Da quel momento è cominciato l’incubo per Bartra, che sul pullman del Borussia ha quasi perso i sensi. “Volevo addormentarmi – continua il calciatore –, ma la nostra fisioterapista iniziò a prendermi a schiaffi. Lei piangeva, ma intanto mi urlava di non addormentarmi. Capii che se avessi chiuso gli occhi forse non li avrei più riaperti. Cominciai a pensare a mia figlia e alla mia fidanzata, e questo mi diede forza. Allora mi imposi di restare cosciente: sapevo che avevano ancora bisogno di me. Ho perso molto sangue, ma quando finalmente è arrivata l’ambulanza mi sono detto che se anche mi avessero dovuto amputare il braccio l’importante era che fossi vivo. Non auguro a nessuno il dolore che abbiamo provato – aggiunge Bartra –, nemmeno alla persona più cattiva del mondo. Le persone non possono capire cosa abbiamo vissuto. Tutti i miei compagni sono degli eroi”.
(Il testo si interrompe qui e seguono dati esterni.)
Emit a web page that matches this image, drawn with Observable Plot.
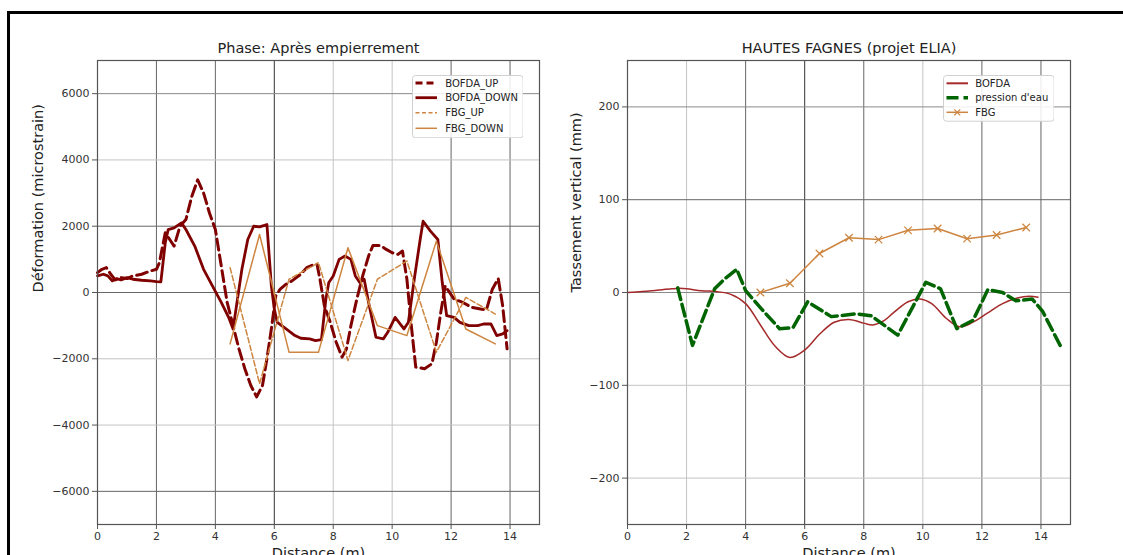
<!DOCTYPE html>
<html><head><meta charset="utf-8">
<script src="https://cdn.jsdelivr.net/npm/d3@7"></script>
<script src="https://cdn.jsdelivr.net/npm/@observablehq/plot@0.6"></script>
<style>
html,body{margin:0;padding:0;background:#fff}
body{width:1123px;height:555px;overflow:hidden;position:relative;font-family:"DejaVu Sans",sans-serif}
#frame{position:absolute;left:7px;top:11px;width:1300px;height:800px;border-left:3px solid #000;border-top:3px solid #000;box-sizing:border-box}
#left,#right{position:absolute;top:0}
#left{left:0}
#right{left:560px}
.legend{position:absolute}
</style></head>
<body>
<div id="frame"></div>
<div id="left"></div>
<div id="right"></div>
<script>
// ---------- DATA ----------
const xTicks = [0, 2, 4, 6, 8, 10, 12, 14];
const leftYTicks = [-6000, -4000, -2000, 0, 2000, 4000, 6000];
const rightYTicks = [-200, -100, 0, 100, 200];

const leftTitle = "Phase: Après empierrement";
const rightTitle = "HAUTES FAGNES (projet ELIA)";
const xLabel = "Distance (m)";
const leftYLabel = "Déformation (microstrain)";
const rightYLabel = "Tassement vertical (mm)";

const leftSeriesNames = ["BOFDA_UP", "BOFDA_DOWN", "FBG_UP", "FBG_DOWN"];
const rightSeriesNames = ["BOFDA", "pression d'eau", "FBG"];

const bofdaUpX = [0, 0.15, 0.3, 0.45, 0.6, 0.8, 1.0, 1.2, 1.5, 1.8, 2.0, 2.1, 2.3, 2.45, 2.6, 2.8, 3.0, 3.2, 3.4, 3.6, 3.8, 4.0, 4.2, 4.4, 4.6, 4.8, 5.0, 5.2, 5.4, 5.6, 5.75, 5.9, 6.05, 6.2, 6.4, 6.6, 6.9, 7.1, 7.35, 7.45, 7.55, 7.7, 7.9, 8.1, 8.3, 8.45, 8.6, 8.8, 9.0, 9.2, 9.35, 9.6, 9.8, 10.0, 10.2, 10.35, 10.5, 10.65, 10.8, 11.1, 11.35, 11.5, 11.65, 11.8, 11.95, 12.1, 12.4, 12.7, 13.0, 13.2, 13.4, 13.6, 13.75, 13.9];
const bofdaUpY = [600, 700, 750, 550, 380, 450, 420, 500, 550, 650, 700, 900, 1800, 1600, 1400, 2000, 2200, 2900, 3400, 3000, 2400, 1900, 800, -300, -1000, -1700, -2300, -2800, -3150, -2800, -2000, -1100, -100, 100, 250, 350, 550, 750, 850, 850, 400, -400, -900, -1500, -1950, -1700, -1000, -200, 500, 1100, 1420, 1420, 1300, 1200, 1150, 1250, 400, -1000, -2250, -2300, -2150, -1500, -600, 200, 0, -200, -300, -450, -500, -520, 100, 420, -400, -1700];

const bofdaDownX = [0, 0.2, 0.35, 0.5, 0.65, 0.8, 1.0, 1.2, 1.5, 1.8, 2.0, 2.15, 2.3, 2.4, 2.6, 2.85, 3.0, 3.3, 3.6, 3.9, 4.2, 4.45, 4.6, 4.75, 4.9, 5.1, 5.3, 5.5, 5.75, 5.9, 6.0, 6.1, 6.4, 6.7, 6.9, 7.2, 7.4, 7.6, 7.75, 7.85, 8.0, 8.2, 8.4, 8.6, 8.75, 8.9, 9.05, 9.2, 9.45, 9.7, 9.85, 10.1, 10.4, 10.55, 10.75, 10.95, 11.05, 11.3, 11.55, 11.7, 11.85, 12.1, 12.3, 12.6, 12.9, 13.1, 13.35, 13.55, 13.75, 13.9];
const bofdaDownY = [500, 550, 500, 350, 420, 380, 450, 400, 370, 350, 330, 320, 1500, 1900, 1950, 2100, 1900, 1400, 700, 200, -300, -750, -1100, -200, 700, 1600, 2000, 1980, 2050, 200, -500, -900, -1100, -1300, -1380, -1400, -1450, -1420, -200, 300, 500, 1000, 1100, 1000, 500, 300, 400, -300, -1350, -1400, -1200, -750, -1100, -900, 400, 1600, 2150, 1850, 1600, 300, -700, -750, -900, -1000, -1000, -950, -950, -1300, -1250, -1150];

const fbgLeftX = [4.5, 5.5, 6.5, 7.5, 8.5, 9.5, 10.5, 11.5, 12.5, 13.5];
const fbgUpY = [750, -2750, 400, 900, -2050, 400, 950, -1800, -150, -650];
const fbgDownY = [-1550, 1750, -1800, -1800, 1350, -1000, -1300, 1550, -1100, -1550];

const bofdaRightX = [0, 0.5, 1.0, 1.5, 1.75, 2.0, 2.5, 3.0, 3.5, 4.0, 4.5, 5.0, 5.5, 6.0, 6.5, 7.0, 7.5, 8.0, 8.3, 8.7, 9.0, 9.5, 9.9, 10.3, 10.8, 11.25, 11.7, 12.2, 12.7, 13.2, 13.6, 13.9];
const bofdaRightY = [0, 1, 2.5, 4, 4.5, 4, 2, 1, -2, -12, -35, -58, -70, -62, -45, -32, -29, -33, -35, -30, -22, -10, -7, -12, -28, -37, -32, -22, -12, -6, -4, -5];

const pressionX = [1.7, 2.2, 2.95, 3.3, 3.7, 4.0, 4.6, 5.15, 5.6, 6.1, 6.9, 7.75, 8.25, 9.15, 10.1, 10.6, 11.15, 11.7, 12.2, 12.7, 13.15, 13.7, 14.05, 14.65];
const pressionY = [5, -57, 4, 15, 25, 2, -20, -39, -38, -10, -26, -23, -25, -46, 11, 4, -39, -30, 3, 0, -9, -7, -20, -57];

const fbgRightX = [4.5, 5.5, 6.5, 7.5, 8.5, 9.5, 10.5, 11.5, 12.5, 13.5];
const fbgRightY = [0, 10, 42, 59, 57, 67, 69, 58, 62, 70];

// ---------- STYLES ----------
const C_BOFDA = "#800000", C_FBG = "#cd853f", C_BOFDA_R = "#a52a2a", C_GREEN = "#006400";
const FONT = "DejaVu Sans";
const shade = {k: "#333", d: "#666", m: "#8a8a8a", l: "#c4c4c4"};
const leftXShades = [null, "d", "d", "k", "l", "l", "d", "d"];
const leftYShades = ["d", "l", "l", "d", "d", "l", "m"];
const rightXShades = [null, "l", "d", "k", "d", "l", "d", "d"];
const rightYShades = ["l", "l", "m", "d", "m"];

const fmt = d => d < 0 ? "\u2212" + Math.abs(d) : String(d);
const pts = (xs, ys) => xs.map((x, i) => ({x, y: ys[i]}));

function grid(xt, xs, yt, ys) {
  const m = [];
  xt.forEach((t, i) => { if (xs[i]) m.push(Plot.ruleX([t], {stroke: shade[xs[i]], strokeWidth: 1})); });
  yt.forEach((t, i) => { if (ys[i]) m.push(Plot.ruleY([t], {stroke: shade[ys[i]], strokeWidth: 1})); });
  return m;
}

function common(title, ylabel, yticks, ylabelDx) {
  return [
    Plot.frame({stroke: "#555", strokeWidth: 1.2}),
    Plot.axisX({ticks: xTicks, tickSize: 5, tickPadding: 3, tickFormat: fmt, label: null, stroke: "#555", fill: "#333"}),
    Plot.axisY({ticks: yticks, tickSize: 5, tickPadding: 3, tickFormat: fmt, label: null, stroke: "#555", fill: "#333"}),
    Plot.text([title], {text: d => d, frameAnchor: "top", dy: -12, lineAnchor: "middle", fontSize: 14.5, fill: "#222"}),
    Plot.text([xLabel], {text: d => d, frameAnchor: "bottom", dy: 23, lineAnchor: "top", fontSize: 14.5, fill: "#222"}),
    Plot.text([ylabel], {text: d => d, frameAnchor: "left", rotate: -90, dx: ylabelDx, lineAnchor: "middle", fontSize: 14.5, fill: "#222"})
  ];
}

// ---------- LEFT ----------
const leftPlot = Plot.plot({
  width: 560, height: 555,
  marginLeft: 97, marginRight: 21, marginTop: 60, marginBottom: 31,
  style: {fontFamily: FONT, fontSize: "11px", background: "transparent", overflow: "visible"},
  x: {domain: [0, 15]},
  y: {domain: [-7000, 7000]},
  marks: [
    ...grid(xTicks, leftXShades, leftYTicks, leftYShades),
    Plot.line(pts(bofdaUpX, bofdaUpY), {x: "x", y: "y", stroke: C_BOFDA, strokeWidth: 3, strokeDasharray: "11,5"}),
    Plot.line(pts(bofdaDownX, bofdaDownY), {x: "x", y: "y", stroke: C_BOFDA, strokeWidth: 2.8}),
    Plot.line(pts(fbgLeftX, fbgUpY), {x: "x", y: "y", stroke: C_FBG, strokeWidth: 1.5, strokeDasharray: "5.5,2.5"}),
    Plot.line(pts(fbgLeftX, fbgDownY), {x: "x", y: "y", stroke: C_FBG, strokeWidth: 1.5}),
    ...common(leftTitle, leftYLabel, leftYTicks, -59)
  ]
});
document.getElementById("left").appendChild(leftPlot);

// ---------- RIGHT ----------
const rightPlot = Plot.plot({
  width: 563, height: 555,
  marginLeft: 67, marginRight: 53, marginTop: 60, marginBottom: 31,
  style: {fontFamily: FONT, fontSize: "11px", background: "transparent", overflow: "visible"},
  x: {domain: [0, 15]},
  y: {domain: [-250, 250]},
  marks: [
    ...grid(xTicks, rightXShades, rightYTicks, rightYShades),
    Plot.line(pts(bofdaRightX, bofdaRightY), {x: "x", y: "y", stroke: C_BOFDA_R, strokeWidth: 1.5, curve: "catmull-rom"}),
    Plot.line(pts(pressionX, pressionY), {x: "x", y: "y", stroke: C_GREEN, strokeWidth: 3.5, strokeDasharray: "12,5"}),
    Plot.line(pts(fbgRightX, fbgRightY), {x: "x", y: "y", stroke: C_FBG, strokeWidth: 1.5}),
    Plot.dot(pts(fbgRightX, fbgRightY), {x: "x", y: "y", symbol: "times", r: 3.5, stroke: C_FBG, strokeWidth: 1.2}),
    ...common(rightTitle, rightYLabel, rightYTicks, -51)
  ]
});
document.getElementById("right").appendChild(rightPlot);

// ---------- LEGENDS ----------
function legend(left, top, w, h, names, styles, rows, textX) {
  const ns = "http://www.w3.org/2000/svg";
  const svg = document.createElementNS(ns, "svg");
  svg.setAttribute("width", w); svg.setAttribute("height", h);
  svg.setAttribute("class", "legend");
  svg.style.left = left + "px"; svg.style.top = top + "px";
  const r = document.createElementNS(ns, "rect");
  Object.entries({x: 0.5, y: 0.5, width: w - 1, height: h - 1, rx: 3, fill: "rgba(255,255,255,0.85)", stroke: "#d0d0d0"}).forEach(([k, v]) => r.setAttribute(k, v));
  svg.appendChild(r);
  names.forEach((n, i) => {
    const s = styles[i], y = rows[i];
    const l = document.createElementNS(ns, "line");
    Object.entries({x1: 3.5, x2: 25, y1: y, y2: y, stroke: s.c, "stroke-width": s.w}).forEach(([k, v]) => l.setAttribute(k, v));
    if (s.dash) l.setAttribute("stroke-dasharray", s.dash);
    svg.appendChild(l);
    if (s.marker) {
      const p = document.createElementNS(ns, "path");
      const cx = 14.25, d = 3;
      p.setAttribute("d", `M${cx - d},${y - d}L${cx + d},${y + d}M${cx - d},${y + d}L${cx + d},${y - d}`);
      p.setAttribute("stroke", s.c); p.setAttribute("stroke-width", 1.2);
      svg.appendChild(p);
    }
    const t = document.createElementNS(ns, "text");
    t.setAttribute("x", textX); t.setAttribute("y", y); t.setAttribute("dy", "0.35em");
    t.setAttribute("font-size", 10); t.setAttribute("font-family", FONT); t.setAttribute("fill", "#222");
    t.textContent = n;
    svg.appendChild(t);
  });
  document.body.appendChild(svg);
}
legend(411.7, 75, 111.6, 63.3, leftSeriesNames, [
  {c: C_BOFDA, w: 3, dash: "7,4"},
  {c: C_BOFDA, w: 2.8},
  {c: C_FBG, w: 1.5, dash: "4,2.5"},
  {c: C_FBG, w: 1.5}
], [8, 22.7, 37.7, 53.3], 33.3);
legend(942.7, 75, 111.6, 46.7, rightSeriesNames, [
  {c: C_BOFDA_R, w: 2},
  {c: C_GREEN, w: 3.5, dash: "12,5"},
  {c: C_FBG, w: 1.5, marker: true}
], [8.3, 22.7, 37.3], 32.3);
</script>
</body></html>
"L'attentatore? Non lo voglio vedere"

Però Bartra non riesce a perdonare Sergej W., l’attentatore che per poco non lo ha ucciso insieme ai suoi compagni di squadra: “Quando lo hanno arrestato per me è si è trattato di un grande sollievo. Non voglio incontrarlo, perché non merita nemmeno un secondo della mia vita”.